Direct Coal Oxidation in Modified Solid Oxide Fuel Cells

Friday, 31 July 2015: 08:40
Boisdale (Scottish Exhibition and Conference Centre)
L. Deleebeeck, V. Gil, D. Ippolito (Technical University of Denmark), R. Campana (Centro Nacional del Hidrogeno), K. K. Hansen, and P. Holtappels (Technical University of Denmark)
Solid oxide fuel cells are fuel flexible in the sense that they can convert a variety of fuels into electricity because of the use of an oxygen ion conducting electrolyte. Traditional solid oxide fuel cells utilize gaseous reactants, such as hydrogen and carbon monoxide, derived from hydrocarbon based fuels, but also ammonia has been reported. A challenge is still the application of this type of cell for the conversion of solid, carbon containing fuels such as coal or biomass derived carbon in terms of pyrolized wood , e.g. charcoal (direct carbon fuel cell (DCFC)). However, several high power densities based on carbon as fuel have been reported for so called hybrid solid oxide fuel cells.

Hybrid direct carbon fuel cells may employ a classical solid oxide fuel cell e.g. using Ni-cermet anodes together with carbon dispersed in a carbonate melt on the anode side. In a European project, the utilization of various coals has been investigated with and without addition of an oxidation catalyst to the carbon-carbonate slurry or anode layer.

The nature of the coal and the catalyst composition affect both open circuit voltage and power output. Highest open circuit potentials and power densities were observed for bituminous coal and by adding manganese oxide or praseodymium-doped ceria to the carbon/carbonate mixture.

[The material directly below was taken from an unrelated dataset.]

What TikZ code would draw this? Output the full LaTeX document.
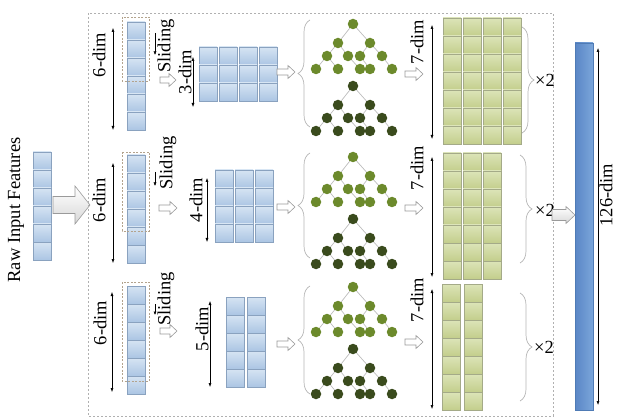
\documentclass[tikz,border=0pt]{standalone}
\usepackage{fontspec}
\setmainfont{Liberation Serif}
\usetikzlibrary{arrows.meta,decorations.pathreplacing}
\definecolor{cellbluetop}{HTML}{D6E4F3}
\definecolor{cellbluebot}{HTML}{ABC5E3}
\definecolor{cellblueedge}{HTML}{8AA2BF}
\definecolor{cellgreentop}{HTML}{DCE4B8}
\definecolor{cellgreenbot}{HTML}{C3CE8C}
\definecolor{cellgreenedge}{HTML}{A4AA88}
\definecolor{windowedge}{HTML}{B3A38D}
\definecolor{boxedge}{HTML}{B0B0B0}
\definecolor{arrowedge}{HTML}{9A9A9A}
\definecolor{arrowfill}{HTML}{D8D8D8}
\definecolor{braceedge}{HTML}{B5B5B5}
\definecolor{linkgray}{HTML}{BDBDBD}
\definecolor{treelight}{HTML}{6C8A2C}
\definecolor{treedark}{HTML}{3A4B1D}
\definecolor{barleft}{HTML}{5A86C6}
\definecolor{barright}{HTML}{7BA6DA}
\definecolor{baredge}{HTML}{4F7BB5}
% cells: x, y top, columns, rows, column pitch, style
\newcommand{\cellgrid}[6]{%
  \foreach \c in {1,...,#3}
    \foreach \r in {1,...,#4}
      \draw[#6] ({#1+(\c-1)*#5},{#2+(\r-1)*18}) rectangle ++(18,18);
}
% hollow arrow: [style] tail x, tip x, y, body half, head half, head length
\newcommand{\hollowarrow}[7][flow]{%
  \draw[#1] (#2,{#4-#5}) -- ({#3-#7},{#4-#5}) -- ({#3-#7},{#4-#6})
    -- (#3,#4) -- ({#3-#7},{#4+#6}) -- ({#3-#7},{#4+#5})
    -- (#2,{#4+#5}) -- cycle;
}
% one boosted tree: name, root x, root y, node style
\newcommand{\boosttree}[4]{%
  \begin{scope}[shift={(#2,#3)}]
    \node[#4] (#1-r)  at (0,0) {};
    \node[#4] (#1-a)  at (-15,19) {};
    \node[#4] (#1-b)  at (17,19) {};
    \node[#4] (#1-aa) at (-26,32) {};
    \node[#4] (#1-ab) at (-5,32) {};
    \node[#4] (#1-ba) at (7,32) {};
    \node[#4] (#1-bb) at (29,32) {};
    \node[#4] (#1-l1) at (-37,45) {};
    \node[#4] (#1-l2) at (-15,45) {};
    \node[#4] (#1-l3) at (7,45) {};
    \node[#4] (#1-l4) at (17,45) {};
    \node[#4] (#1-l5) at (39,45) {};
    \draw[treelink] (#1-r) -- (#1-a) (#1-r) -- (#1-b)
      (#1-a) -- (#1-aa) (#1-a) -- (#1-ab) (#1-b) -- (#1-ba) (#1-b) -- (#1-bb)
      (#1-aa) -- (#1-l1) (#1-aa) -- (#1-l2) (#1-ab) -- (#1-l3)
      (#1-ba) -- (#1-l4) (#1-bb) -- (#1-l5);
  \end{scope}
}

\begin{document}
\begin{tikzpicture}[
  x=1pt,
  y=-1pt,
  every node/.style={font=\fontsize{18.5}{20}\selectfont, text=black, inner sep=0pt},
  bluecell/.style={draw=cellblueedge, line width=0.5pt, top color=cellbluetop, bottom color=cellbluebot},
  greencell/.style={draw=cellgreenedge, line width=0.5pt, top color=cellgreentop, bottom color=cellgreenbot},
  window/.style={draw=windowedge, line width=0.6pt, dash pattern=on 2pt off 1.5pt},
  outline/.style={draw=boxedge, line width=0.5pt, dash pattern=on 2pt off 2pt},
  dimline/.style={black, line width=0.5pt, {Latex[length=4pt,width=3pt]}-{Latex[length=4pt,width=3pt]}},
  slide/.style={black, line width=0.5pt, -{Latex[length=3.5pt,width=3pt]}},
  flow/.style={draw=arrowedge, line width=0.6pt, fill=white},
  bigflow/.style={draw=arrowedge, line width=0.6pt, top color=white, bottom color=arrowfill},
  bracket/.style={draw=braceedge, line width=0.7pt, decorate, decoration={brace, amplitude=12pt}},
  treelink/.style={draw=linkgray, line width=0.7pt},
  upperleaf/.style={circle, fill=treelight, minimum size=10.5pt, inner sep=0pt},
  lowerleaf/.style={circle, fill=treedark, minimum size=10.5pt, inner sep=0pt},
  vlabel/.style={rotate=90}
]
  \useasboundingbox (0,0) rectangle (617,419);

  % ---- raw input and the outer frame ------------------------------------
  \node[vlabel] (raw) at (16,210) {Raw Input Features};
  \cellgrid{33}{152}{1}{6}{20}{bluecell}
  \hollowarrow[bigflow]{53}{90}{205}{8.5}{19}{15}
  \draw[outline] (88,13) rectangle (553,416);

  % ---- the three sliding windows ----------------------------------------
  \cellgrid{127}{22}{1}{6}{20}{bluecell}
  \cellgrid{127}{155}{1}{6}{20}{bluecell}
  \cellgrid{127}{286}{1}{6}{20}{bluecell}
  \draw[window] (122,17) rectangle (149,81);
  \draw[window] (122,152) rectangle (149,231);
  \draw[window] (122,282) rectangle (149,381);

  \coordinate (six1a) at (113,28);  \coordinate (six1b) at (113,130);
  \coordinate (six2a) at (113,163); \coordinate (six2b) at (113,263);
  \coordinate (six3a) at (112,292); \coordinate (six3b) at (112,392);
  \draw[dimline] (six1a) -- (six1b);
  \draw[dimline] (six2a) -- (six2b);
  \draw[dimline] (six3a) -- (six3b);
  \node[vlabel] (six1) at (99,55) {6-dim};
  \node[vlabel] (six2) at (99,200) {6-dim};
  \node[vlabel] (six3) at (100,323) {6-dim};

  \node[vlabel] (slide1) at (166,46) {Sliding};
  \node[vlabel] (slide2) at (168,163) {Sliding};
  \node[vlabel] (slide3) at (166,299) {Sliding};
  \coordinate (sl1a) at (155,33);  \coordinate (sl1b) at (155,55);
  \coordinate (sl2a) at (155,172); \coordinate (sl2b) at (155,186);
  \coordinate (sl3a) at (155,304); \coordinate (sl3b) at (155,315);
  \draw[slide] (sl1a) -- (sl1b);
  \draw[slide] (sl2a) -- (sl2b);
  \draw[slide] (sl3a) -- (sl3b);
  \hollowarrow{160}{176}{80}{3}{6.5}{7}
  \hollowarrow{159}{177}{208}{3}{6.5}{7}
  \hollowarrow{160}{177}{331}{3}{6.5}{7}

  % ---- windowed samples -------------------------------------------------
  \cellgrid{199}{47}{4}{3}{20}{bluecell}
  \cellgrid{215}{170}{3}{4}{20}{bluecell}
  \cellgrid{226}{297}{2}{5}{21}{bluecell}
  \coordinate (three-a) at (193,57);  \coordinate (three-b) at (193,107);
  \coordinate (four-a) at (207,178);  \coordinate (four-b) at (207,242);
  \coordinate (five-a) at (210,301);  \coordinate (five-b) at (210,387);
  \draw[dimline] (three-a) -- (three-b);
  \draw[dimline] (four-a) -- (four-b);
  \draw[dimline] (five-a) -- (five-b);
  \node[vlabel] (three) at (185,72) {3-dim};
  \node[vlabel] (four) at (196,200) {4-dim};
  \node[vlabel] (five) at (202,329) {5-dim};
  \hollowarrow{277}{295}{72}{3}{6.5}{7}
  \hollowarrow{277}{295}{207}{3}{6.5}{7}
  \hollowarrow{277}{295}{344}{3}{6.5}{7}

  % ---- forests: two trees each ------------------------------------------
  \draw[bracket] (310,127) -- (310,20);
  \draw[bracket] (310,258) -- (310,153);
  \draw[bracket] (310,394) -- (310,286);
  \boosttree{f1u}{353}{24}{upperleaf}
  \boosttree{f1l}{353}{86}{lowerleaf}
  \boosttree{f2u}{353}{157}{upperleaf}
  \boosttree{f2l}{353}{219}{lowerleaf}
  \boosttree{f3u}{353}{287}{upperleaf}
  \boosttree{f3l}{353}{349}{lowerleaf}
  \hollowarrow{405}{423}{74}{3}{6.5}{7}
  \hollowarrow{405}{423}{208}{3}{6.5}{7}
  \hollowarrow{405}{423}{342}{3}{6.5}{7}

  % ---- forest outputs ---------------------------------------------------
  \cellgrid{443}{18}{4}{7}{20}{greencell}
  \cellgrid{443}{153}{3}{7}{20}{greencell}
  \cellgrid{442}{284}{2}{7}{22}{greencell}
  \coordinate (seven1a) at (432,25);  \coordinate (seven1b) at (432,139);
  \coordinate (seven2a) at (432,157); \coordinate (seven2b) at (432,277);
  \coordinate (seven3a) at (432,289); \coordinate (seven3b) at (432,409);
  \draw[dimline] (seven1a) -- (seven1b);
  \draw[dimline] (seven2a) -- (seven2b);
  \draw[dimline] (seven3a) -- (seven3b);
  \node[vlabel] (seven1) at (417,42) {7-dim};
  \node[vlabel] (seven2) at (417,168) {7-dim};
  \node[vlabel] (seven3) at (417,300) {7-dim};
  \draw[bracket] (522,27) -- (522,133);
  \draw[bracket] (520,155) -- (520,263);
  \draw[bracket] (520,293) -- (520,401);
  \node (times1) at (545,80) {×2};
  \node (times2) at (545,210) {×2};
  \node (times3) at (544,347) {×2};

  % ---- concatenated vector ----------------------------------------------
  \hollowarrow[bigflow]{552}{575}{215}{5.5}{8.5}{9}
  \draw[draw=baredge, line width=0.5pt, left color=barleft, right color=barright]
    (575,43) rectangle (593,410);
  \coordinate (alla) at (598,48); \coordinate (allb) at (598,405);
  \draw[dimline] (alla) -- (allb);
  \node[vlabel] (all) at (606,195) {126-dim};
\end{tikzpicture}
\end{document}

Comparing the performance of an anode supported (315 micron thick anodes) and cathode supported cells (15 micron thick cathode) indicates a superior performance of the latter cell type when using carbon black as carbon source. Using biomass derived carbon (charcoal) as fuel without an additional catalyst resulted in an open circuit voltage of 984 mV and a maximum power density of 121 mW/cm2, similar to the power output of bituminous coal and using ceria or manganese based catalysts.

Further outlook on the kinetics of the carbon oxidation processes occurring in the vicinity of the anode of these cells will be provided.